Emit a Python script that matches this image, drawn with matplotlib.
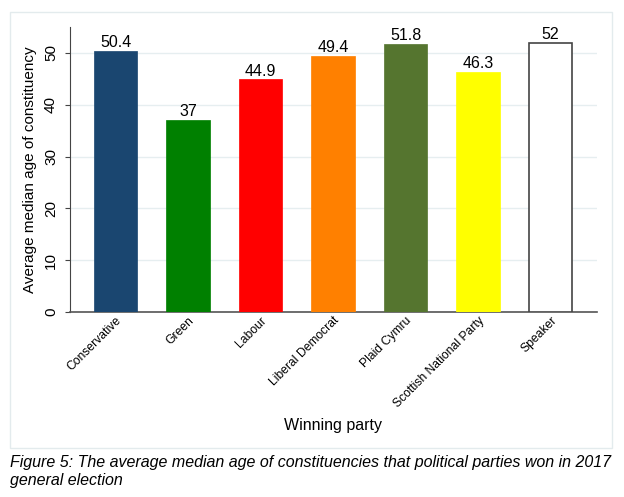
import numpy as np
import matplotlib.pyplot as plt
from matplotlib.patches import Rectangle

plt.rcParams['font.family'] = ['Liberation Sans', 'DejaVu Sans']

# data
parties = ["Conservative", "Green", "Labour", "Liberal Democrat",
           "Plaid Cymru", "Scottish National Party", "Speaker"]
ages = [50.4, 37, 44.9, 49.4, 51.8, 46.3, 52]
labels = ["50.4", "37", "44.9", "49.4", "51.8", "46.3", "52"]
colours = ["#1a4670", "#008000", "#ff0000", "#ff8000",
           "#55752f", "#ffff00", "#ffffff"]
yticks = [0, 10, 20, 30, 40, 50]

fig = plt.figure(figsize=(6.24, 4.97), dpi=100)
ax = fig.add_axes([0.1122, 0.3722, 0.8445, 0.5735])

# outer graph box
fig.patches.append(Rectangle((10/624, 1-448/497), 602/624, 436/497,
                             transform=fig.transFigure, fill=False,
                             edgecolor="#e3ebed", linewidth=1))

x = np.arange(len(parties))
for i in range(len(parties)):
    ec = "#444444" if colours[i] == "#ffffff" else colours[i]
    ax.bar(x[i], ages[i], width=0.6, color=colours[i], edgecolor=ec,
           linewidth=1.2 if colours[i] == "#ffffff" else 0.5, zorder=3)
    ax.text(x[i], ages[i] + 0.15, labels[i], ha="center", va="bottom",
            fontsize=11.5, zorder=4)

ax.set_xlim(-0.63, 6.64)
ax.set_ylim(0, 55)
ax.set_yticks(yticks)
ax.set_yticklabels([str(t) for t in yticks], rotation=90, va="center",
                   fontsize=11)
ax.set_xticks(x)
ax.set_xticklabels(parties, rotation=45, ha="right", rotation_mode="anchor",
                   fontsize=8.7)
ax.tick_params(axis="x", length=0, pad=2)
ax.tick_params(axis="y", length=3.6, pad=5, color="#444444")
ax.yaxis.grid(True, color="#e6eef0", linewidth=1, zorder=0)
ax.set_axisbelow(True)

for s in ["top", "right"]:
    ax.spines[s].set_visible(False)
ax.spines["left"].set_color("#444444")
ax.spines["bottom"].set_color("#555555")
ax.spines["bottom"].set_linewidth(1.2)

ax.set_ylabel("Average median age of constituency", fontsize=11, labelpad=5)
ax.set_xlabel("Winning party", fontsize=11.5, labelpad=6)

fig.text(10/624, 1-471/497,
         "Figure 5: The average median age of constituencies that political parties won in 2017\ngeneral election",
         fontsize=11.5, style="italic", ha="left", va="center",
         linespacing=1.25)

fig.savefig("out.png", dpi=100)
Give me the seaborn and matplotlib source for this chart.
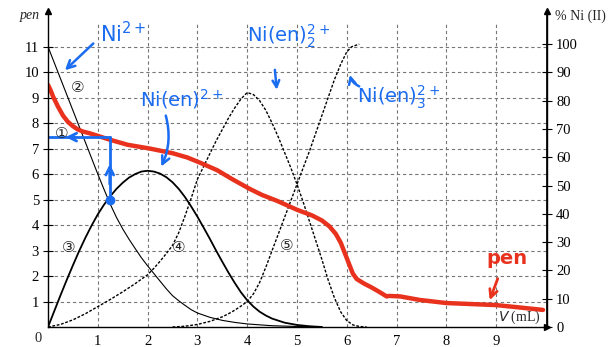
○ ○ ○ ○ ○
Scan the data above; copy every line where "matplotlib" appears.

**Written answer:**
Emit a Python script that matches this image, drawn with matplotlib.
import matplotlib.pyplot as plt
from matplotlib.patches import Rectangle
Give me the seaborn and matplotlib source for this chart.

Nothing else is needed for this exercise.